**Records from a dataset:**

************

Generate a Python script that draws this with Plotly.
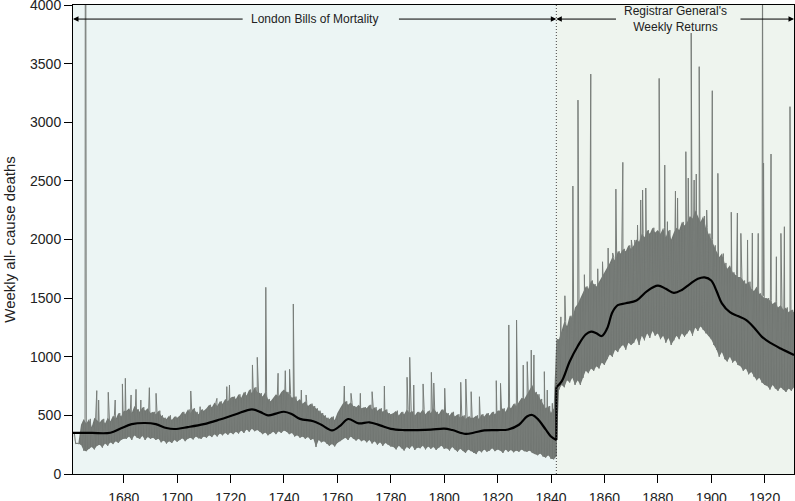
import plotly.graph_objects as go

# yearly lower / upper edge of the weekly-deaths band, 1661..1931
band_low = [
    345, 258, 258, 250, 200, 195, 215, 230, 210, 240,
    250, 225, 260, 240, 270, 255, 280, 265, 290, 300,
    300, 320, 290, 330, 310, 300, 325, 290, 315, 300,
    310, 290, 300, 270, 285, 260, 280, 265, 290, 275,
    290, 305, 280, 300, 310, 295, 320, 305, 300, 320,
    310, 330, 315, 340, 320, 345, 330, 350, 335, 355,
    340, 360, 345, 370, 350, 380, 360, 385, 365, 375,
    360, 340, 355, 330, 345, 360, 340, 365, 350, 370,
    360, 340, 350, 320, 330, 310, 320, 300, 315, 290,
    300, 230, 290, 270, 280, 260, 240, 255, 235, 265,
    280, 300, 310, 290, 320, 300, 285, 300, 280, 290,
    270, 290, 260, 280, 250, 270, 240, 265, 250, 235,
    230, 210, 240, 220, 200, 230, 215, 240, 205, 225,
    220, 240, 210, 235, 215, 230, 205, 225, 240, 215,
    220, 200, 230, 210, 190, 215, 200, 180, 210, 195,
    180, 170, 200, 185, 210, 190, 200, 220, 195, 210,
    200, 180, 210, 190, 205, 185, 200, 190, 210, 195,
    190, 200, 180, 170, 160, 175, 150, 140, 160, 130,
    125, 150,
    720, 760, 740, 800, 780, 820, 760, 800,
    760, 820, 880, 860, 900, 880, 920, 900, 950, 930,
    980, 1020, 1000, 1060, 1040, 1080, 1100, 1060, 1120, 1100,
    1120, 1160, 1100, 1180, 1140, 1200, 1160, 1220, 1180, 1200,
    1150, 1180, 1120, 1160, 1100, 1140, 1180, 1150, 1200, 1170,
    1200, 1230, 1180, 1250, 1220, 1260, 1230, 1200, 1180, 1150,
    1100, 1060, 1000, 1040, 980, 960, 1000, 950, 970, 930,
    920, 880, 900, 850, 870, 830, 800, 820, 780, 760,
    750, 720, 760, 730, 710, 740, 720, 700, 730, 710, 740,
]
band_high = [
    350, 264, 262, 420, 470, 430, 470, 400, 480, 460,
    440, 470, 430, 480, 450, 500, 470, 520, 490, 540,
    540, 560, 520, 580, 550, 530, 570, 540, 560, 520,
    530, 510, 540, 500, 480, 470, 500, 460, 490, 480,
    500, 530, 510, 550, 520, 560, 530, 510, 550, 540,
    560, 590, 570, 610, 580, 620, 600, 640, 620, 650,
    660, 640, 680, 650, 700, 670, 720, 690, 740, 700,
    690, 660, 700, 640, 620, 650, 680, 660, 700, 720,
    700, 680, 650, 660, 620, 640, 600, 620, 580, 600,
    580, 560, 540, 520, 500, 480, 470, 490, 460, 520,
    560, 600, 620, 590, 610, 580, 570, 590, 560, 570,
    560, 590, 550, 570, 540, 560, 530, 550, 520, 510,
    520, 540, 500, 530, 510, 550, 520, 540, 500, 530,
    520, 550, 510, 540, 520, 560, 530, 510, 550, 540,
    520, 500, 530, 490, 510, 480, 500, 470, 490, 480,
    480, 500, 470, 510, 490, 520, 500, 530, 510, 540,
    540, 560, 530, 580, 560, 600, 580, 620, 650, 640,
    680, 720, 760, 700, 680, 640, 600, 560, 580, 520,
    560, 1150,
    1150, 1220, 1300, 1260, 1350, 1330, 1420, 1450,
    1500, 1560, 1600, 1580, 1650, 1620, 1600, 1640, 1680, 1720,
    1750, 1800, 1850, 1820, 1900, 1880, 1920, 1900, 1950, 1920,
    1950, 2000, 1980, 2050, 2020, 2080, 2050, 2100, 2060, 2080,
    2050, 2100, 2020, 2080, 2000, 2060, 2100, 2080, 2150, 2120,
    2150, 2200, 2180, 2250, 2200, 2150, 2200, 2100, 2050, 2000,
    1950, 1900, 1850, 1880, 1800, 1750, 1780, 1720, 1700, 1680,
    1680, 1650, 1620, 1640, 1580, 1560, 1600, 1540, 1520, 1500,
    1500, 1480, 1450, 1470, 1420, 1440, 1400, 1420, 1380, 1400, 1380,
]
first_year = 1661

# single-week peaks standing out of the band
spike_years = [
    1665.6, 1665.8, 1669.9, 1670.6, 1674.2, 1676.8, 1679.5, 1680.6, 1682.75, 1684.6,
    1686.4, 1689.6, 1692.1, 1705.1, 1708.6, 1714.9, 1718.6, 1719.6, 1728.2, 1730.0,
    1733.2, 1737.8, 1740.5, 1742.1, 1743.5, 1746.5, 1748.3, 1762.6, 1765.1, 1768.6,
    1773.0, 1777.6, 1786.1, 1787.1, 1788.6, 1792.1, 1795.2, 1796.1, 1800.2, 1806.2,
    1808.1, 1810.1, 1813.2, 1819.5, 1821.1, 1824.2, 1827.1, 1829.6, 1831.1, 1832.6,
    1833.6, 1837.5, 1838.6, 1840.5,
    1843.7, 1845.2, 1848.2, 1850.1, 1852.5, 1854.9, 1857.5, 1859.3, 1861.4, 1863.1,
    1864.3, 1866.9, 1870.1, 1871.4, 1872.4, 1873.6, 1874.3, 1875.5, 1878.5, 1880.5,
    1882.6, 1883.6, 1886.6, 1887.4, 1890.5, 1891.4, 1892.5, 1893.6, 1894.4, 1895.5,
    1898.3, 1900.4, 1902.5, 1904.6, 1907.5, 1909.8, 1911.1, 1913.6, 1915.4, 1917.6,
    1919.2, 1919.6, 1922.4, 1924.4, 1926.1, 1927.4, 1929.5,
]
spike_values = [
    4400, 4400, 711, 631, 697, 631, 768, 816, 674, 722,
    631, 736, 688, 708, 574, 645, 745, 759, 930, 995,
    1592, 859, 881, 893, 1450, 716, 674, 750, 688, 688,
    702, 750, 825, 995, 759, 768, 867, 776, 731, 782,
    810, 702, 659, 796, 773, 1271, 1313, 929, 958, 1057,
    1015, 873, 716, 603,
    1340, 1520, 2456, 3189, 1700, 3411, 1750, 1810, 1927, 1885,
    2430, 2658, 1996, 1996, 2123, 2337, 2422, 2439, 2054, 3374,
    2635, 2152, 2413, 2354, 2749, 2524, 3761, 2507, 2558, 3474,
    2251, 3269, 2564, 1853, 2233, 2226, 2052, 1996, 2055, 2052,
    4400, 2652, 2729, 1853, 2052, 2109, 3133,
]

# smoothed trend, Bills of Mortality and Registrar General parts
trend_pre_years = [1661, 1668, 1675, 1679, 1683, 1688, 1692, 1696, 1699, 1704,
                   1710, 1716, 1722, 1728, 1731, 1734, 1737, 1740, 1743, 1746,
                   1751, 1754, 1758, 1761, 1764, 1768, 1772, 1776, 1780, 1785,
                   1790, 1795, 1800, 1803, 1808, 1811, 1815, 1820, 1824, 1828,
                   1831, 1833, 1835, 1838, 1840, 1842]
trend_pre_values = [350, 350, 352, 390, 425, 435, 425, 392, 384, 400,
                    425, 465, 510, 552, 530, 500, 515, 531, 510, 470,
                    450, 420, 372, 410, 469, 432, 441, 415, 385, 375,
                    375, 378, 387, 375, 342, 352, 372, 375, 380, 420,
                    490, 503, 470, 380, 320, 290]
trend_post_years = [1842, 1844, 1847, 1850, 1853, 1855, 1857, 1859, 1861, 1863,
                    1865, 1868, 1872, 1876, 1880, 1883, 1886, 1889, 1892, 1895,
                    1897.5, 1900, 1902, 1904, 1907, 1910, 1913, 1916, 1919, 1922,
                    1926, 1931]
trend_post_values = [740, 790, 960, 1090, 1190, 1214, 1200, 1177, 1240, 1380,
                     1440, 1456, 1480, 1560, 1606, 1580, 1545, 1570, 1620, 1665,
                     1677, 1650, 1560, 1456, 1380, 1347, 1315, 1250, 1170, 1120,
                     1070, 1015]

x_start, x_split, x_end = 1661, 1842, 1931
tick_years = [1680, 1700, 1720, 1740, 1760, 1780, 1800, 1820, 1840, 1860, 1880, 1900, 1920]
y_ticks = [0, 500, 1000, 1500, 2000, 2500, 3000, 3500, 4000]

band_years = [first_year + i for i in range(len(band_low))]

# weekly series: lower and upper readings alternate within each year, peaks slotted in
pts = []
for yr, lo, hi in zip(band_years, band_low, band_high):
    pts.append((yr, lo))
    pts.append((yr + 0.5, hi))
pts += list(zip(spike_years, spike_values))
pts.sort(key=lambda p: p[0])
wx = [p[0] for p in pts]
wy = [p[1] for p in pts]

FONT = "Liberation Sans, Arial, sans-serif"
GREY = "#787d79"
fig = go.Figure()

# dense core of the weekly band
fig.add_trace(go.Scatter(x=band_years, y=band_low, mode="lines",
                         line=dict(width=0, color=GREY), hoverinfo="skip"))
fig.add_trace(go.Scatter(x=band_years, y=band_high, mode="lines", fill="tonexty",
                         fillcolor="#717672", line=dict(width=0, color=GREY), hoverinfo="skip"))
fig.add_trace(go.Scatter(x=wx, y=wy, mode="lines",
                         line=dict(color=GREY, width=1), hoverinfo="skip"))

fig.add_trace(go.Scatter(x=trend_pre_years, y=trend_pre_values, mode="lines",
                         line=dict(color="black", width=2.2, shape="spline", smoothing=1)))
fig.add_trace(go.Scatter(x=[trend_pre_years[-1], trend_post_years[0]],
                         y=[trend_pre_values[-1], trend_post_values[0]], mode="lines",
                         line=dict(color="black", width=2.2)))
fig.add_trace(go.Scatter(x=trend_post_years, y=trend_post_values, mode="lines",
                         line=dict(color="black", width=2.2, shape="spline", smoothing=1)))

# shaded source periods and divider
fig.add_shape(type="rect", xref="x", yref="paper", x0=x_start, x1=x_split, y0=0, y1=1,
              fillcolor="#ECF5F4", line_width=0, layer="below")
fig.add_shape(type="rect", xref="x", yref="paper", x0=x_split, x1=x_end, y0=0, y1=1,
              fillcolor="#EEF4EE", line_width=0, layer="below")
fig.add_shape(type="line", xref="x", yref="paper", x0=x_split, x1=x_split, y0=0, y1=1,
              line=dict(color="#444444", width=1, dash="1px,2px"))

# period labels with arrows
lab_y = 3880
arrows = [(x_start, 1725.1), (x_split, 1782.5), (x_split, 1864.9), (x_end, 1910.4)]
for head, tail in arrows:
    fig.add_annotation(x=head, y=lab_y, ax=tail, ay=lab_y, xref="x", yref="y",
                       axref="x", ayref="y", text="", showarrow=True,
                       arrowhead=2, arrowsize=1.1, arrowwidth=1, arrowcolor="black")
fig.add_annotation(x=(x_start + x_split) / 2, y=lab_y, text="London Bills of Mortality",
                   showarrow=False, font=dict(family=FONT, size=12, color="#222"))
fig.add_annotation(x=(x_split + x_end) / 2, y=lab_y,
                   text="Registrar General's<br>Weekly Returns",
                   showarrow=False, font=dict(family=FONT, size=12, color="#222"))

fig.update_xaxes(range=[x_start, x_end], tickvals=tick_years, ticks="outside", ticklen=8,
                 tickcolor="black", showline=True, linecolor="black", linewidth=1,
                 mirror=True, showgrid=False, zeroline=False, automargin=False,
                 ticklabelstandoff=3, ticklabeloverflow="allow",
                 tickfont=dict(family=FONT, size=14, color="#222"))
fig.update_yaxes(range=[0, 4000], tickvals=y_ticks, ticks="outside", ticklen=8,
                 tickcolor="black", showline=True, linecolor="black", linewidth=1,
                 mirror=True, showgrid=False, zeroline=False, automargin=False,
                 ticklabeloverflow="allow",
                 tickfont=dict(family=FONT, size=14, color="#222"),
                 title=dict(text="Weekly all- cause deaths", standoff=10,
                            font=dict(family=FONT, size=15, color="#222")))
fig.update_layout(width=795, height=501, margin=dict(l=73, r=1, t=5, b=27),
                  plot_bgcolor="white", paper_bgcolor="white", showlegend=False)

# the page body carries a default margin; drop it so the figure sits at the window origin
fig.write_html("out.html", config={"displayModeBar": False},
               post_script="document.body.style.margin='0';")
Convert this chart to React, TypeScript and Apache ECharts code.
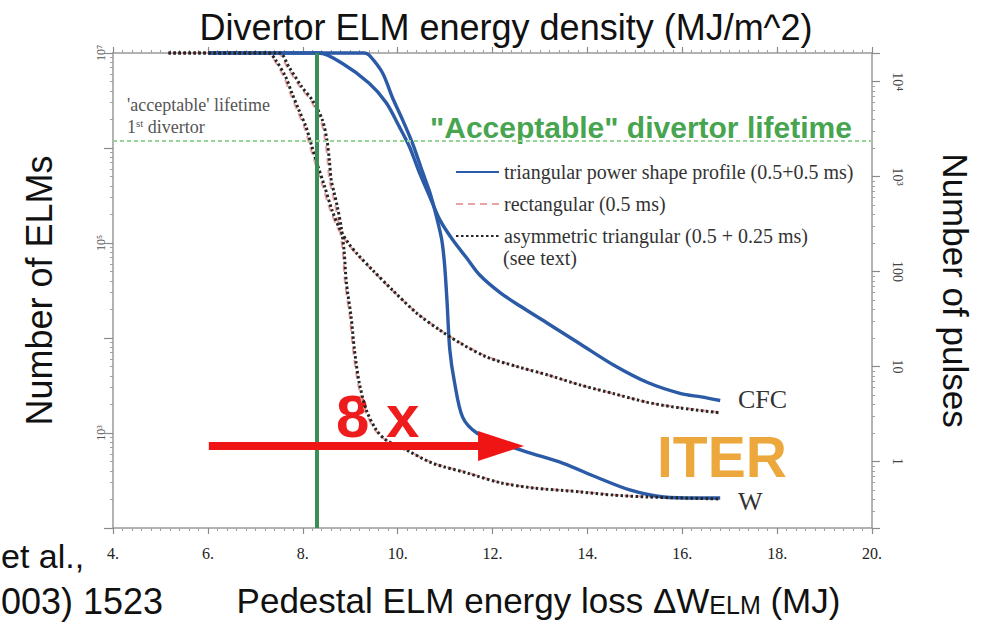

************

**Stated task:** Transcribe exactly, with no pictures, the lines running from the first line of the material through the line holding "import plotly.graph_objects as go".

**Exercise result:**
Generate a Python script that draws this with Plotly.
import plotly.graph_objects as go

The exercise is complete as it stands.